ISCA Archive Interspeech 2022
ISCA Archive Interspeech 2022

Challenges remain in Building ASR for Spontaneous Preschool Children Speech in Naturalistic Educational Environments

Satwik Dutta, Sarah Anne Tao, Jacob C. Reyna, Rebecca Elizabeth Hacker, Dwight W. Irvin, Jay F. Buzhardt, John H.L. Hansen

Monitoring child development in terms of speech/language skills has a long-term impact on their overall growth. As student diversity continues to expand in US classrooms, there is a growing need to benchmark social-communication engagement, both from a teacher-student perspective, as well as student-student content. Given various challenges with direct observation, deploying speech technology will assist in extracting meaningful information for teachers. These will help teachers to identify and respond to students in need, immediately impacting their early learning and interest. This study takes a deep dive into exploring various hybrid ASR solutions for low-resource spontaneous preschool (3-5yrs) children (with & without developmental delays) speech, being involved in various activities, and interacting with teachers and peers in naturalistic classrooms.
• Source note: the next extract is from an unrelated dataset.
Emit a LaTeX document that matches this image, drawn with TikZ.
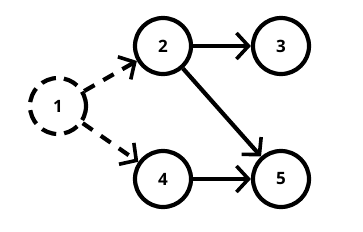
\documentclass[tikz,border=0pt]{standalone}
\usepackage{fontspec}
\setmainfont{Open Sans}
\usetikzlibrary{arrows.meta,positioning}

\begin{document}
\begin{tikzpicture}[
        x=1pt, y=-1pt,
        node distance=1cm,
        vertex/.style={draw, circle, line width=4.2pt, minimum size=56pt, inner sep=0pt, font=\fontsize{17}{19}\selectfont\bfseries},
        hidden/.style={vertex, dash pattern=on 15pt off 8pt},
        arrow/.style={-{Straight Barb[length=12pt,width=26pt,line width=3.6pt]}, line width=4.2pt},
        dasharrow/.style={arrow, dash pattern=on 12pt off 10pt}
    ]
        \useasboundingbox (0,0) rectangle (363,231);

        % Start
        \node[hidden] (n1) at (58,106) {1};

        % Upper row
        \node[vertex] (n2) at (163,46) {2};
        \node[vertex, right=118pt of n2.center, anchor=center] (n3) {3};

        % Lower row
        \node[vertex, below=133pt of n2.center, anchor=center] (n4) {4};
        \node[vertex, right=118pt of n4.center, anchor=center] (n5) {5};

        % Arrows
        \draw[dasharrow] (n1) -- (n2);
        \draw[dasharrow] (n1) -- (n4);
        \draw[arrow] (n2) -- (n3);
        \draw[arrow] (n2) -- (n5);
        \draw[arrow] (n4) -- (n5);

    \end{tikzpicture}
\end{document}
Various out-of-domain corpora over a wide and limited age range, both scripted and spontaneous were considered. Acoustic models based on factorized TDNNs infused with Attention, and both N-gram and RNN language models were considered. Results indicate that young children have significantly different/developing articulation skills as compared to older children. Out-of-domain transcripts of interactions between young children and adults however enhance language model performance. Overall transcription of such data, including various non-linguistic markers, poses additional challenges.